A fully coupled thermal–hydro–mechanical–chemical model for simulating gas hydrate dissociation

Due to high energy density and huge reserves, many trial projects worldwide have been conducted to exploit natural gas hydrates (NGH). However, most of them did not meet the commercialization requirements because of submarine hazards, low gas production and sand production. Therefore, it is important to investigate the NGH dissociation process. In this paper, a fully coupled multiphase, strongly nonlinear three-dimensional (3D) thermal–hydro–mechanical–chemical model (DEHydrate) is developed to consider the multiphysics behaviours including solid-liquid-gas multiphase flow, heat transfer, NGH phase transition and solid deformation during hydrate dissociation. The model is solved using a fully implicit finite element method. The gas-liquid flow and heat transfer are simulated by low-order elements while the solid deformation is calculated by high- or low-order elements. The behaviours of the multiphase seepage and geomechanics are fully coupled and the physical properties of the reservoir are updated iteratively based on changes in pressure, temperature and displacement.
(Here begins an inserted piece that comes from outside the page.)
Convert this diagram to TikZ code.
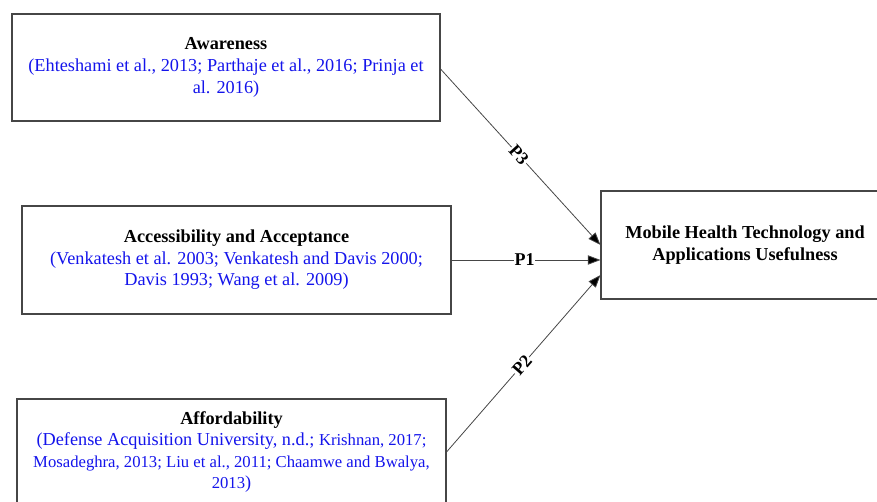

The DEHydrate simulator provides an effective tool to predict the evolution of reservoir mechanical behavior during hydrate dissociation, including transient pressure, temperature, displacement and stress in the reservoir, as well as multiphase saturation, hydrate dissociation rate/mass and gas production rate/mass. During the NGH dissociation, the initial stage exhibits a rapid dissociation rate of up to 206.23 kg/(d·m) for NGH layer with a length of 600m and a thickness of 22m, which subsequently decreases to 11.64 kg/(d·m). Only a small portion of the gas generated during NGH dissociation is collected at the wellbore (approximately 35.6% after 100 days), while the majority remains trapped in the reservoir. In addition, throughout NGH dissociation, the reservoir matrix continues to move toward the wellbore in the horizontal direction. While in the vertical direction, the reservoir matrix below the wellbore moves upwards, with decreasing displacement due to low-pressure diffusion, while the reservoir matrix above the wellbore moves downwards, with increasing displacement. The largest displacements occur near the wellbore during the early stage of NGH dissociation, while in the late stage, the largest displacements occur above the reservoir.